Gathoni has been a key role model in her community through active mobilizing women to form Self Help Groups under the umbrella of Carbon Zero project, Mathira. In these groups, women are educated on the benefits that come by use of carbon zero stoves, and the importance of conserving our forests.

Purity 3

Gathini says that many women since acquiring the ICS have been freed, and rather than spend too much time in the forests looking for firewood they are now able to actively engage in income generating activities boosting their family’s revenues. She further says that most women have enough time to fully participate in other development activities and not just searchers of wood fuel as the case was before.
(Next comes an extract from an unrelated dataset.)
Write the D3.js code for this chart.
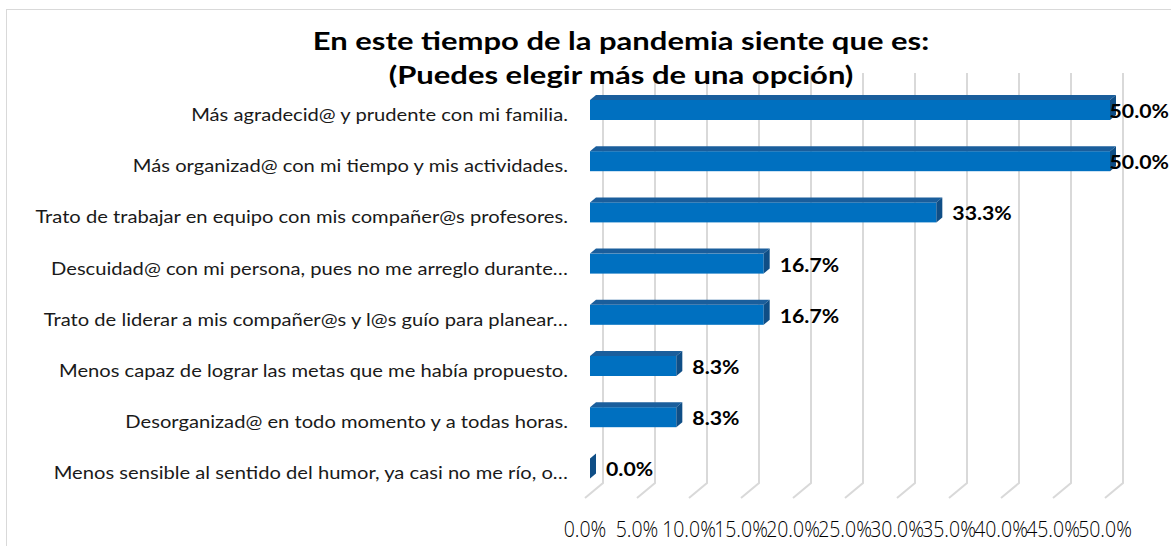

And this has made women more productive.  She says that many women in the area are now doing mixed farming, while others are in small businesses. She adds that this  has empowered women as they are able to contribute towards the family needs as well unlike before when women could hardly do anything else since they would spend most of their time looking for wood fuel which wasted  a lot of time impoverishing them and their families.

Purity 2

Projections for climate change indicate that it will increase the fuelwood-stress in the developing nations if not managed through technology i.e. increase adoption of ICS. With further reduction of forests for farming, urbanization and firewood the role for women as wood searchers is going to be more of an uphill battle. And for this reason Carbon Zero continues to work with rural communities in Kenya to help fight climate change and this social dimension challenge that affects engagement of women in development activities.